ABU DHABI (Reuters) - Powerful oil states in the Organization of Petroleum Exporting Countries may cut supplies to the industrialized world in another attempt to lift prices from their lowest level in nine years.
OPEC President and UAE Petroleum and Minerals Resources Minister Obeid bin Saif al-Nasseri said on Saturday that the 11-member cartel would be willing to curb exports when ministers meet in June if other global producers were cooperative.
"If the oil price stays where it is now there will be a lot of talk about further cuts and we don't rule out any possibility. If it is necessary, I think this can happen," Nasseri told Reuters in an interview at his offices.
World benchmark Brent for June delivery closed in London on Friday at $13.90 a barrel, compared with more than $20 last year, slashing revenues of OPEC states which rely on petrodollars for around 80 percent of government income.
Oil prices have stagnated despite a ground-breaking deal in Riyadh last month between OPEC and non-OPEC producers that aimed to shave some two percent from world supplies.
OPEC ministers agreed at an emergency session last month to contribute a cut of 1.245 million barrels per day (bpd) to the so-called Riyadh pact, its first output cut in a decade.
Despite the cuts, prices have remained capped by surplus supply, faltering demand in Asia because of the region's economic crisis, increased flows from Iraq under the United Nations oil-for-food deal and warmer than expected weather in the northern hemisphere.

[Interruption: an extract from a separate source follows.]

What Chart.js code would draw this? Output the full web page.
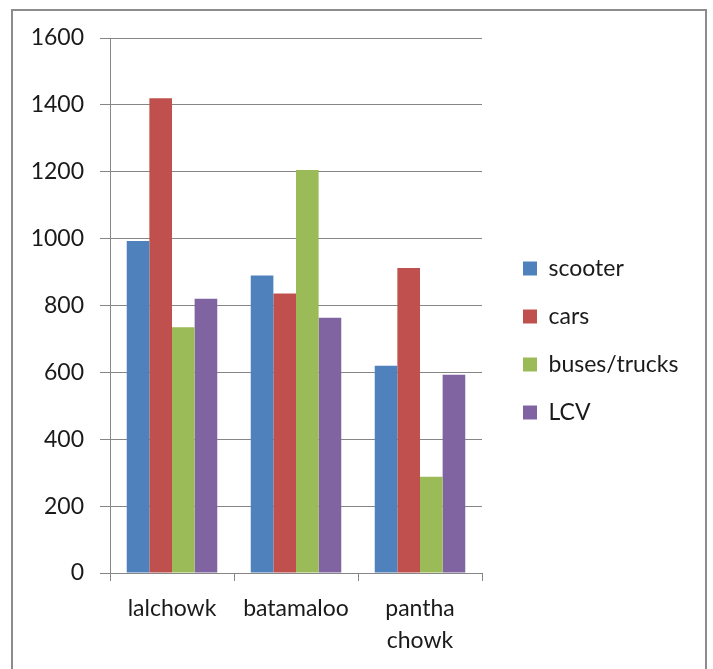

"The fair price we would look for...it should be above $20...Although the price has come up a little bit since the Riyadh pact, the price is still low," Nasseri said.
Nasseri's comments echoed remarks by Saudi Arabia's Oil Minister Ali Naimi, who has said the group would be willing to consider further cuts if necessary at the June 24 meeting in Vienna.
Nasseri stressed that OPEC would swallow further reductions only if there was "cooperation and understanding" from non-OPEC states.
He said talks between both groups were continuing.
"The cut depends on the oil price and also an understanding between the two groups.
"We feel that the responsibility of the oil prices does not rely only on OPEC members...The non-OPEC countries have also a responsibility and interest in seeing the oil price a little bit higher," the OPEC president said.
Nasseri said non-OPEC Syria was one of the countries that would be cooperative.

Syria was not among the countries that signed up to the original Riyadh pact.

"I think now we are in a new era of cooperation between OPEC member countries and non-OPEC," said Nasseri, who has day-to-day control over the
UAE's 2.3 million barrels of daily oil production.

Nasseri said it was unclear what volume needed to be cut from the market, but he said reductions should be made on a pro-rata basis.

OPEC states -- which account for some 40 percent of world supplies -- were committed to carrying out the cuts under the Riyadh pact but it was still too
early to say what volume of crude had actually been removed from the market.